As the weeks have passed since my last post, I’ve pondered what to write about on so many occasions. Discussing the political situation here is off limits – that’s part of working in humanitarian aid. While it goes without saying that everybody’s got opinions about the political context unfolding around them, we’re expected to keep those feelings to ourselves in the interests of addressing the beneficiaries we’re serving, directly or indirectly (in my case at this moment in time, it’s very much the latter). In any case, it’s not the best time in history for amateur pundits to philosophize publicly about the powers that be in just any country. Particularly this one.

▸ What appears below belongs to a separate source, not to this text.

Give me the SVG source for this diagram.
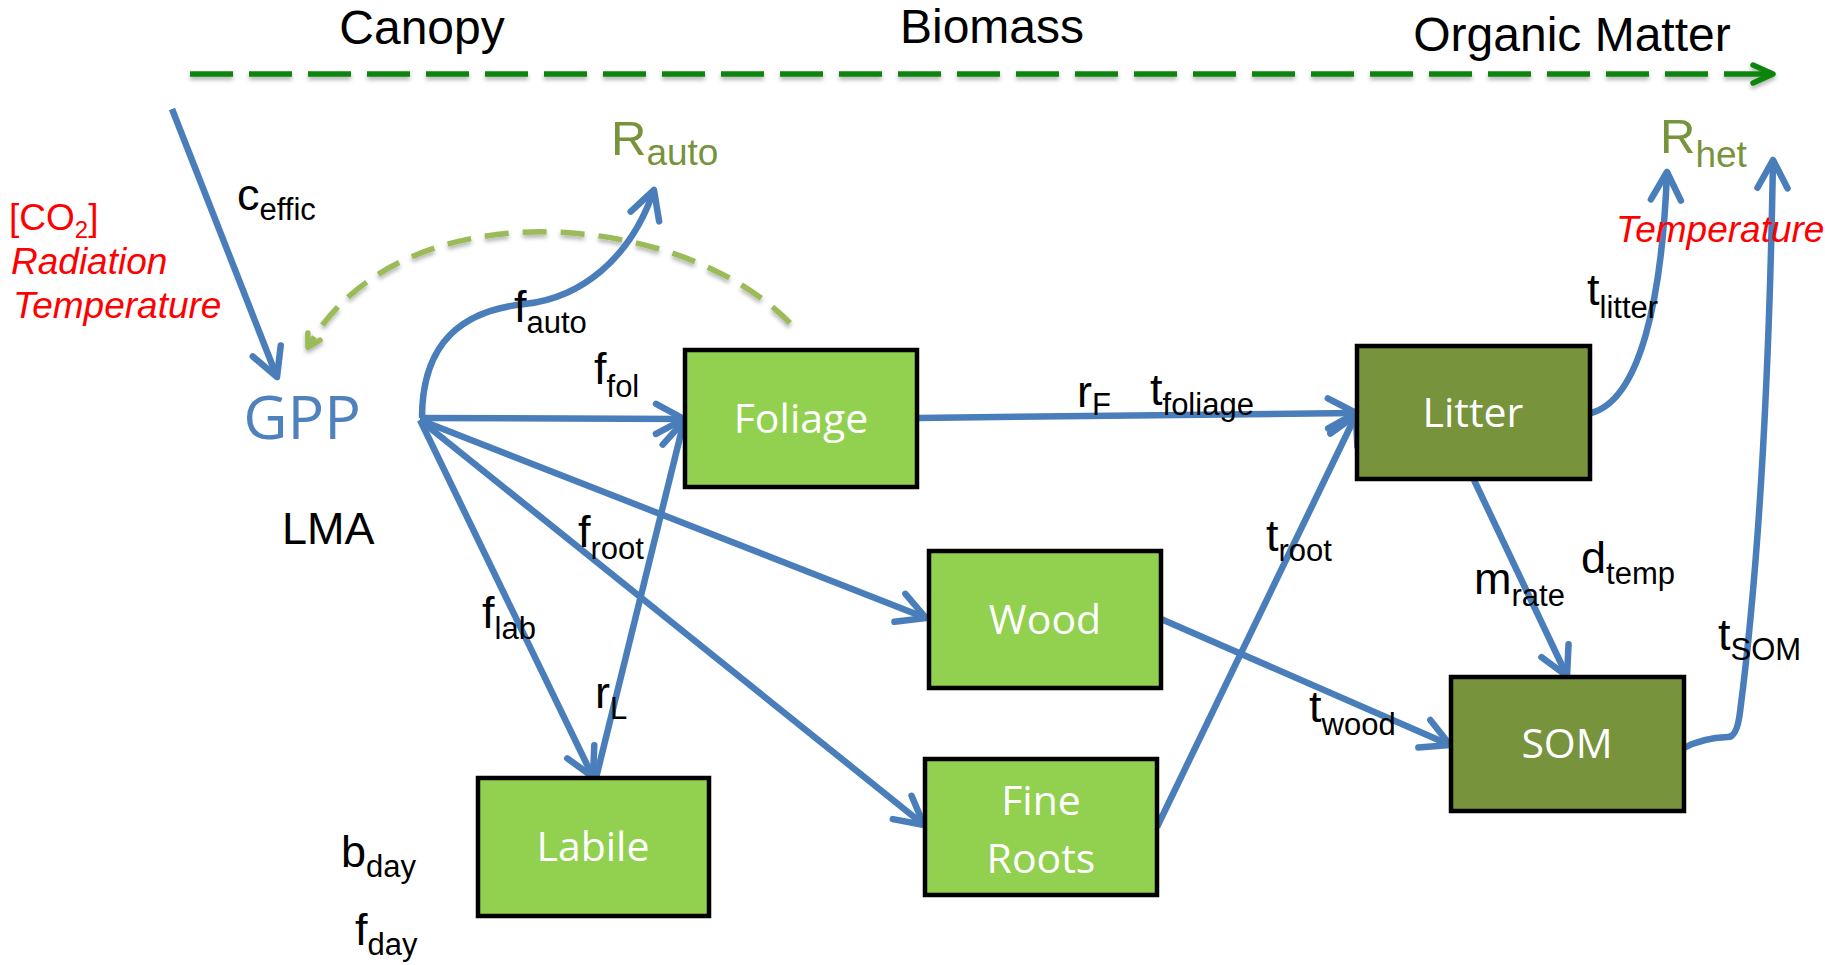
<svg xmlns="http://www.w3.org/2000/svg" width="1825" height="965" viewBox="0 0 1825 965">
<style>
.lbl{font-family:"Liberation Sans",Arial,sans-serif;font-size:45px;fill:#000}
.sub{font-size:31px}
.top{font-family:"Liberation Sans",Arial,sans-serif;font-size:48px;fill:#000;text-anchor:middle}
.red{font-family:"Liberation Sans",Arial,sans-serif;font-size:37px;fill:#FF0000}
.ital{font-style:italic}
.resp{font-family:"Liberation Sans",Arial,sans-serif;font-size:49px;fill:#77933C}
.box{stroke:#000;stroke-width:4.5}
.light{fill:#92D050}
.dark{fill:#77933C}
.bt{font-family:"Open Sans","Noto Sans",sans-serif;font-size:41px;fill:#fff;text-anchor:middle}
.flow{fill:none;stroke:#4A7EBB;stroke-width:6.5;stroke-linecap:butt}
.arr{marker-end:url(#ah)}
</style>
<defs>
<filter id="sh" filterUnits="userSpaceOnUse" x="0" y="0" width="1825" height="965">
<feDropShadow dx="0" dy="3" stdDeviation="2" flood-color="#000" flood-opacity="0.3"/>
</filter>
<marker id="ah" markerUnits="userSpaceOnUse" viewBox="0 0 34 34" markerWidth="34" markerHeight="34" refX="31" refY="17" orient="auto" overflow="visible">
<path d="M3,2 L31,17 L3,32" fill="none" stroke="#4A7EBB" stroke-width="6.5" stroke-linecap="round" stroke-linejoin="round"/>
</marker>
<marker id="gah" markerUnits="userSpaceOnUse" viewBox="0 0 26 24" markerWidth="26" markerHeight="24" refX="23" refY="12" orient="auto" overflow="visible">
<path d="M3,3 L23,12 L3,21" fill="none" stroke="#0A840A" stroke-width="5.5" stroke-linecap="round" stroke-linejoin="round"/>
</marker>
<marker id="lgah" markerUnits="userSpaceOnUse" viewBox="0 0 18 18" markerWidth="18" markerHeight="18" refX="15" refY="9" orient="auto" overflow="visible">
<path d="M3,2 L15,9 L3,16" fill="none" stroke="#9BBB59" stroke-width="5.5" stroke-linecap="round" stroke-linejoin="round"/>
</marker>
</defs>

<g id="headers">
<text class="top" x="422" y="44">Canopy</text>
<text class="top" x="992" y="43">Biomass</text>
<text class="top" x="1572" y="51">Organic Matter</text>
</g>

<g id="connectors">
<path d="M190,74 L1773,74" fill="none" stroke="#0A840A" stroke-width="5.5" stroke-dasharray="43 16" marker-end="url(#gah)" filter="url(#sh)"/>
<path d="M790,323 C680,210 400,185 308,347" fill="none" stroke="#9BBB59" stroke-width="5.5" stroke-dasharray="24 14" marker-end="url(#lgah)" filter="url(#sh)"/>
<path class="flow arr" d="M172,109 L277,377"/>
<path class="flow arr" d="M422,418 C422,340 465,310 525,304 C580,298 630,260 654,190"/>
<path class="flow arr" d="M420,418 L684,419"/>
<path class="flow arr" d="M420,420 L926,618"/>
<path class="flow arr" d="M420,420 L924,825"/>
<path class="flow arr" d="M420,420 L593,777"/>
<path class="flow arr" d="M596,778 L684,421"/>
<path class="flow arr" d="M917,418 L1356,413"/>
<path class="flow arr" d="M1157,827 L1356,415"/>
<path class="flow arr" d="M1161,619 L1450,745"/>
<path class="flow arr" d="M1474,480 L1567,676"/>
<path class="flow arr" d="M1591,413 C1640,400 1662,300 1667,172"/>
<path class="flow arr" d="M1684,748 Q1702,738 1728,737 Q1737,737 1740,712 C1752,620 1768,450 1773,160"/>
</g>

<g id="labels">
<text class="lbl" x="237" y="210">c<tspan class="sub" dy="10">effic</tspan></text>
<text class="lbl" x="514" y="322">f<tspan class="sub" dy="11">auto</tspan></text>
<text class="lbl" x="594" y="384">f<tspan class="sub" dy="13">fol</tspan></text>
<text class="lbl" x="578" y="547">f<tspan class="sub" dy="12">root</tspan></text>
<text class="lbl" x="482" y="628">f<tspan class="sub" dy="11">lab</tspan></text>
<text class="lbl" x="595" y="708">r<tspan class="sub" dy="11">L</tspan></text>
<text class="lbl" x="1077" y="407">r<tspan class="sub" dy="8">F</tspan></text>
<text class="lbl" x="1150" y="405">t<tspan class="sub" dy="10">foliage</tspan></text>
<text class="lbl" x="1266" y="551">t<tspan class="sub" dy="10">root</tspan></text>
<text class="lbl" x="1587" y="305">t<tspan class="sub" dy="13">litter</tspan></text>
<text class="lbl" x="1474" y="594">m<tspan class="sub" dy="12">rate</tspan></text>
<text class="lbl" x="1581" y="573">d<tspan class="sub" dy="11">temp</tspan></text>
<text class="lbl" x="1309" y="722">t<tspan class="sub" dy="13">wood</tspan></text>
<text class="lbl" x="1718" y="650">t<tspan class="sub" dy="10">SOM</tspan></text>
<text class="lbl" x="341" y="867">b<tspan class="sub" dy="10">day</tspan></text>
<text class="lbl" x="355" y="945">f<tspan class="sub" dy="10">day</tspan></text>
<text class="lbl" x="282" y="544">LMA</text>
<text class="red" x="9" y="230">[CO<tspan font-size="24" dy="8">2</tspan><tspan dy="-8">]</tspan></text>
<text class="red ital" x="11" y="274">Radiation</text>
<text class="red ital" x="13" y="318">Temperature</text>
<text class="red ital" x="1616" y="242" font-size="36">Temperature</text>
</g>

<g id="GPP">
<text x="302" y="439" font-family="'Open Sans','Noto Sans',sans-serif" font-size="61" fill="#4F81BD" text-anchor="middle">GPP</text>
</g>
<g id="Rauto">
<text class="resp" x="611" y="155">R<tspan font-size="37" dy="10">auto</tspan></text>
</g>
<g id="Rhet">
<text class="resp" x="1660" y="153">R<tspan font-size="37" dy="14">het</tspan></text>
</g>

<g id="Foliage">
<rect class="box light" x="685" y="350" width="232" height="137"/>
<text class="bt" x="801" y="433">Foliage</text>
</g>
<g id="Wood">
<rect class="box light" x="929" y="551" width="232" height="137"/>
<text class="bt" x="1045" y="634">Wood</text>
</g>
<g id="FineRoots">
<rect class="box light" x="925" y="759" width="232" height="136"/>
<text class="bt" x="1041" y="815">Fine</text>
<text class="bt" x="1041" y="873">Roots</text>
</g>
<g id="Labile">
<rect class="box light" x="478" y="778" width="231" height="138"/>
<text class="bt" x="593" y="861">Labile</text>
</g>
<g id="Litter">
<rect class="box dark" x="1357" y="346" width="233" height="133"/>
<text class="bt" x="1473" y="427">Litter</text>
</g>
<g id="SOM">
<rect class="box dark" x="1451" y="677" width="233" height="134"/>
<text class="bt" x="1567" y="758">SOM</text>
</g>
</svg>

I could certainly talk about my work, but the truth is that while it feels very important and exciting to me, it’s not very sexy and wouldn’t really thrill my gentle readers. More often than not, it’s a bit of a pickle even to get the people I work with excited about it.

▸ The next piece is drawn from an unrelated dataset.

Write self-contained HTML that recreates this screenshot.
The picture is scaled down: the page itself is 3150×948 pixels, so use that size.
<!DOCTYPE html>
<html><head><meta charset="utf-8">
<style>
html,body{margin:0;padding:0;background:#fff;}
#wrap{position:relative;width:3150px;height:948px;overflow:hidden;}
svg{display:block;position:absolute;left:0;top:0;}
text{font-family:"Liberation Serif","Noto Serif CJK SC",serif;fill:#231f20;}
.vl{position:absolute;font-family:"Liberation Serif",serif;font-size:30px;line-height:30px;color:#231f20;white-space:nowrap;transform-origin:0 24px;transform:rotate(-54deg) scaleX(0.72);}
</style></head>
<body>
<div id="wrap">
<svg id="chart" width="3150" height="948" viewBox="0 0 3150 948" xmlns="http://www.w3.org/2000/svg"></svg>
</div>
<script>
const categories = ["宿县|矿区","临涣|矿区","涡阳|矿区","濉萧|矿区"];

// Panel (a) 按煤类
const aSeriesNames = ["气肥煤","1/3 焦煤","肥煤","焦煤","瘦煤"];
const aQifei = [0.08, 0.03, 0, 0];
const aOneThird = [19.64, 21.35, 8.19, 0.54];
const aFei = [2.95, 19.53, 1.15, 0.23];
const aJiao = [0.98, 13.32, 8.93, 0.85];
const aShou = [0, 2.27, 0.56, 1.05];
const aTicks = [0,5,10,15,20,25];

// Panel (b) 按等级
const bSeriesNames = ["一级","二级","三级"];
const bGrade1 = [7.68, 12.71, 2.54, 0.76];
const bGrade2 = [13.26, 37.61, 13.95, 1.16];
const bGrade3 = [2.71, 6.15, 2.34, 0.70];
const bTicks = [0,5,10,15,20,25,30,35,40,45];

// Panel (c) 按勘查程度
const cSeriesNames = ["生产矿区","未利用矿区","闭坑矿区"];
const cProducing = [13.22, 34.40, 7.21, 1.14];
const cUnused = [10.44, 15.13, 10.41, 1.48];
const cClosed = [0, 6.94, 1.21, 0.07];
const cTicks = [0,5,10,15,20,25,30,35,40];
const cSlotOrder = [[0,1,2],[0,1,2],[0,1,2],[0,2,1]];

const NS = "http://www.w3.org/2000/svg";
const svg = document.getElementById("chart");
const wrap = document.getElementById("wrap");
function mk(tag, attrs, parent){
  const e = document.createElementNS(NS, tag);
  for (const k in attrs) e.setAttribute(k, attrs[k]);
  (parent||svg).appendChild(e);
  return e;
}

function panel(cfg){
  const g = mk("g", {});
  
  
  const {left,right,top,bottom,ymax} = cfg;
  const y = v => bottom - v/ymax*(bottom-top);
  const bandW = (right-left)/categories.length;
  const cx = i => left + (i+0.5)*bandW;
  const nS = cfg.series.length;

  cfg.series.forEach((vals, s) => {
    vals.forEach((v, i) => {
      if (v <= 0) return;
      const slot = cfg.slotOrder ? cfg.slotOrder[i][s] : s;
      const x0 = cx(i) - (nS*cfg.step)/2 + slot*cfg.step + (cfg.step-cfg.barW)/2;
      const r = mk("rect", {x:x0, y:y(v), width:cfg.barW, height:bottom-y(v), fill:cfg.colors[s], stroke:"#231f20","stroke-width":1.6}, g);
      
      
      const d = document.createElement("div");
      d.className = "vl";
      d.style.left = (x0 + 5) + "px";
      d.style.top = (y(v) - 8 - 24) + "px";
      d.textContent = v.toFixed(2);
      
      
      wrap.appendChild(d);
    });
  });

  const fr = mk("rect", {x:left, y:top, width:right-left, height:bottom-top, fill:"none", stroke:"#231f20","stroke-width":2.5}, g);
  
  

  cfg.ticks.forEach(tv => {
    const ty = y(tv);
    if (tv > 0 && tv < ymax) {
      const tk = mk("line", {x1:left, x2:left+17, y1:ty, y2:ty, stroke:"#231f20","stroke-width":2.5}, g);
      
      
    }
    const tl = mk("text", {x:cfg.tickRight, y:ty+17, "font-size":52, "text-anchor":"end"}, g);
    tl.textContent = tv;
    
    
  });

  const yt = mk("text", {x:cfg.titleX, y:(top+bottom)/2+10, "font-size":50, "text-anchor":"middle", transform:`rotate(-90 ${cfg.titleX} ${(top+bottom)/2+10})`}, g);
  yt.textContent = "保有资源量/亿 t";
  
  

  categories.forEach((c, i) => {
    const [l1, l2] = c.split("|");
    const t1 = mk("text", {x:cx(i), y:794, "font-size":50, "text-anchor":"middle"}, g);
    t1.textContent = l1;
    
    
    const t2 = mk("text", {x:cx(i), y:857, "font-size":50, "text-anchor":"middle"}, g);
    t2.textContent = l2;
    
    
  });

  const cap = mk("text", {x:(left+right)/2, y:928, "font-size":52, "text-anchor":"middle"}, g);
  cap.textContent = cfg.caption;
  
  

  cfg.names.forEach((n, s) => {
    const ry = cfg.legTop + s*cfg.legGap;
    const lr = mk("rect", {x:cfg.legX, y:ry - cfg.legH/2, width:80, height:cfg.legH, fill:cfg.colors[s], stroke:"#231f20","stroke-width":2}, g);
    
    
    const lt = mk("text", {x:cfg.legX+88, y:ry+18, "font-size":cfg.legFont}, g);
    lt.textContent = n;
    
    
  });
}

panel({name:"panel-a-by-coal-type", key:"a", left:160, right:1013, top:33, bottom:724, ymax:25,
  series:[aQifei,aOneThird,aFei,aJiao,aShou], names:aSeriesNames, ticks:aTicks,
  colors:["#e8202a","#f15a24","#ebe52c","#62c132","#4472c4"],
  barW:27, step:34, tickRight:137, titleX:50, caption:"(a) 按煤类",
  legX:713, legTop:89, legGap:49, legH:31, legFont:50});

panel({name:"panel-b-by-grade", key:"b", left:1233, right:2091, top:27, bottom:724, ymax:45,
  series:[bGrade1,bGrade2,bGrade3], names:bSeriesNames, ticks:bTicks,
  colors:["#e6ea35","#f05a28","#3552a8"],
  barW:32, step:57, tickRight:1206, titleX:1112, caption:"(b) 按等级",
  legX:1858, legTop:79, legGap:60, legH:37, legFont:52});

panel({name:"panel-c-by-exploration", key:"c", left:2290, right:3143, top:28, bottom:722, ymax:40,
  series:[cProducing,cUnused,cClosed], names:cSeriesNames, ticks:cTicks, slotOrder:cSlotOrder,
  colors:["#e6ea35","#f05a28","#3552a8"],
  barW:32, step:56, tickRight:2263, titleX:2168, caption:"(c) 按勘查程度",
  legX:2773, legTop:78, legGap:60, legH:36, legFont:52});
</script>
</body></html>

This country and this city are extraordinary, but I still don’t feel any air of authority to opine about it, and the wonderful and terrible little quirks we saw every day in the Philippines aren’t here so much – except politically, and for that I refer you back to my first paragraph.
The distance between C and I is necessary, but it’s suffocating…I know it’s temporary, but keeping this struggle to myself has become one way of coping with it…life sometimes simply is what it is, and when a difficult thing is sure to pass, my survival instincts at present are telling me just to get on with it (though a few more months into this might bring a different perspective).
However, living alone leaves me time I never had before to explore how I use my time, and one of the things I’ve found myself doing quite a lot is suffering the shock of what feels like a world gone absolutely fucking insane.